Ağzı var dişi yok bir garip hayvancık. İnsanı asla ısırmaz. Tehlike anında sırtüstü yatıp ağzını açarak ölü taklidi yapar, baktı olmadı kötü bir koku salar kendini korumak için.

İlk karşılaşmada yanaşmadan fotoğrafını çekip ailemizin biyoloğu büyük oğluma gönderdim, ondan gelen notlardan hayvanı tanıyıp huyunu suyunu öğrendim. Korku, yerini bu hayvancıkların koruyuculuğuna bıraktı. Geçen birini tutup mahallede tek tek herkese gösterdim; aman bir zarar vermeyin, bundan kimseye zarar gelmez diye.

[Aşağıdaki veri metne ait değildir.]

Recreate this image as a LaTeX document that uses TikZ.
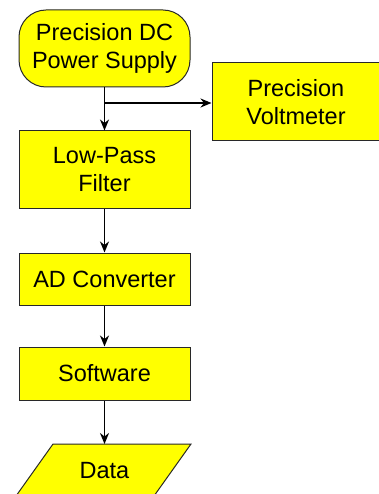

İşçilerden biri, dini bilgisi benden derin, yılanı öldürmek gerektiği üzere hadislerden söz etti. Peygamber efendimiz yılanı öldürülmesi gereken beş haşereden biri olarak zikredermiş! Resulullah Mina’da otururken yanlarından geçen bir yılanın öldürülmesini buyurmuş!

Yılanları öldürmeyip yaşatmak günahsa, son bir yılda sicilim epey kabardı.

Pakize... Ölmüş işte! İyi ki öldü de, o iki kez kaçtığı evi AOÇ’nin yerle bir edildiğini görmedi. İyi ki öldü de, birlikte yaşadıkları hayvanat bahçesinden sağa sola dağıtılan hayvanatın yolda belde telef olduklarını görüp duymadı!